Roubini iniciou sua exposição perguntado se o pior já havia passado ou ainda estaria por vir. Neste sentido, ofereceu um informe detalhado sobre a situação da economia norte-americana e dos países imperialistas, colocando que 2/3 do mundo encontra-se em recessão, e que a recuperação de alguns índices económicos chineses não resolveriam a situação já que a demanda chinesa, ainda que em melhores condições conjunturais, não pode alavancar a economia mundial. Isso pelo simples fato de que nos EUA o consumo corresponde a 65% do PIB, enquanto na China não passaria de 35%. Neste sentido, apresentou ’ do ponto de vista das análises burguesas ’ uma visão mais realista da situação, colocando que a euforia que está tomando conta das bolsas e da mídia não tem fundamentos reais se analisa-se a situação para além do imediato.” Vai levar entre cinco e dez anos para a poupança cair, e o consumo subir. A China não vai retomar aquele ritmo de crescimento de 10% ao ano porque o consumo americano será menor nos próximos anos” , afirmou Roubini.

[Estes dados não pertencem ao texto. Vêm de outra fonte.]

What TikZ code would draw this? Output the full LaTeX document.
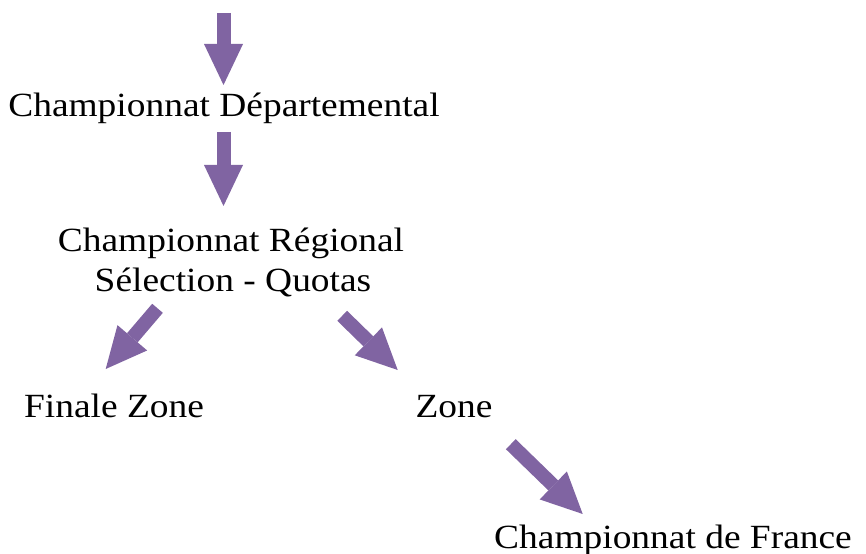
\documentclass[tikz,border=0pt]{standalone}
\usepackage{fontspec}
\setmainfont[FakeStretch=1.105]{Liberation Serif}
\usetikzlibrary{arrows.meta}
\definecolor{mauve}{HTML}{8064A2}
\tikzset{
  fleche/.style={line width=14bp, mauve, -{Triangle[width=39bp,length=41bp,line width=0pt]}},
  etape/.style={anchor=base, inner sep=0pt, font=\fontsize{34}{40}\selectfont}
}
\begin{document}
\begin{tikzpicture}[x=1bp,y=-1bp]
    \useasboundingbox (0,0) rectangle (866,554);
    % niveaux
    \node[etape] (dept) at (224,117) {Championnat Départemental};
    \node[etape] (reg) at (231,252) {Championnat Régional};
    \node[etape] (sel) at (233,292) {Sélection - Quotas};
    \node[etape] (finale) at (114,417) {Finale Zone};
    \node[etape] (zone) at (454,417) {Zone};
    \node[etape] (france) at (673,548) {Championnat de France};
    % fleches
    \coordinate (d1) at (223.5,13);   \coordinate (f1) at (223.5,85);
    \coordinate (d2) at (223.5,132);  \coordinate (f2) at (223.5,206);
    \coordinate (d3) at (157.5,308.3); \coordinate (f3) at (105.7,369);
    \coordinate (d4) at (342.2,315.8); \coordinate (f4) at (397.7,370);
    \coordinate (d5) at (510.8,444.2); \coordinate (f5) at (582.7,514);
    \draw[fleche] (d1) -- (f1);
    \draw[fleche] (d2) -- (f2);
    \draw[fleche] (d3) -- (f3);
    \draw[fleche] (d4) -- (f4);
    \draw[fleche] (d5) -- (f5);
\end{tikzpicture}
\end{document}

Porém, qual não foi a surpresa do público quando em meio a sua fala, a luz caiu e os microfones deixaram de funcionar, por conta de uma “pane” . A “pane” era a chegada não anunciada do ministro da Fazenda, Guido Mantega, que voara de Brasília para atividade da Carta Capital. Após algumas dezenas de minutos de perplexidade da platéia, e de negociata entre a cúpula governista presente, tornou-se óbvio que a “surpresa” da chegada do ministro de Lula tinha o objetivo de “neutralizar” a análise traçada por Nouriel Roubini, fazendo propaganda da política do governo e reforçando o mito dos “fundamentos sólidos” da economia brasileira, e “centralizar” a direção da revista Carta Capital, base de apoio aberta do governo Lula, por ter trazido justamente um dos economistas mais céticos em relação a uma melhora da economia, e o próprio Aloisio Mercadante por participar do debate.
Afirmando que “a crise não acabou, mas talvez o pior tenha passado” , Guido Mantega realizou uma apresentação de cerca de uma hora defendendo que a crise brasileira seria em V, ou seja, de queda abrupta, porém seguida de rápida recuperação, que deixou entrever que em sua opinião já estaria começando. Os motivos? Simples, a política de Lula: O PAC, um suposto mercado interno “sólido” , melhor “desempenho fiscal” (ou seja, redução de investimento em saúde, educação, etc), pré-sal entre outros. Fora precedido por Aloísio Mercadante, que ia na mesmíssima linha tendo ressaltado ademais como a queda do dólar melhora a competitividade das exportações brasileiras no mercado internacional. No ápice do cinismo, Mercadante disse que dos “600 mil empregos a menos desde o estouro da crise já teria sido recuperados 270 mil” . Em primeiro lugar, a marca dos postos de trabalho cortados já esbarra nos 2 milhões. Em segundo uma parcela considerável dos postos criados é de empregos precarizados. Logicamente, o ministro Guido Mantega não tocou no aumento do desemprego, e nas conseqüências da retração do comércio mundial, ou da queda nas previsões de crescimento nacional, que segundo diversos organismos como o FMI e analistas burgueses seria de 0%. Muito menos tocou na queda da produção industrial que alcança patamares históricos de uma média de 13,9%.

Porém, a despeito de haver uma melhora conjuntural de alguns índices económicos que afetam o Brasil (ainda que muita desta melhora se deva ao aumento da especulação), o problema mais importante, como ressaltou Roubini e o próprio Luiz Belluzzo foi obrigado a admitir, é que “as bases da última onda de crescimento fundamentadas no alto consumo norte-americano que absorvia a produção chinesa, que por sua vez aumentava a demanda mundial por matérias-primas, foram destruídas. E não existem outras que as substituam” . Neste sentido, por mais que o governo Lula tenha mandado ninguém menos que Guido Mantega para vender a idéia do Brasil forte, a pergunta de Roubini continua ecoando: “estamos em meio ao fim da crise, ou o pior ainda está por vir?” Nem toda demagogia cínica que o alto escalão do governo Lula é capaz consegue dissolver minimante esta questão. Sobretudo quando se pensa nas misérias e sofrimentos que a classe trabalhadora já está sofrendo, como os demitidos da Embraer.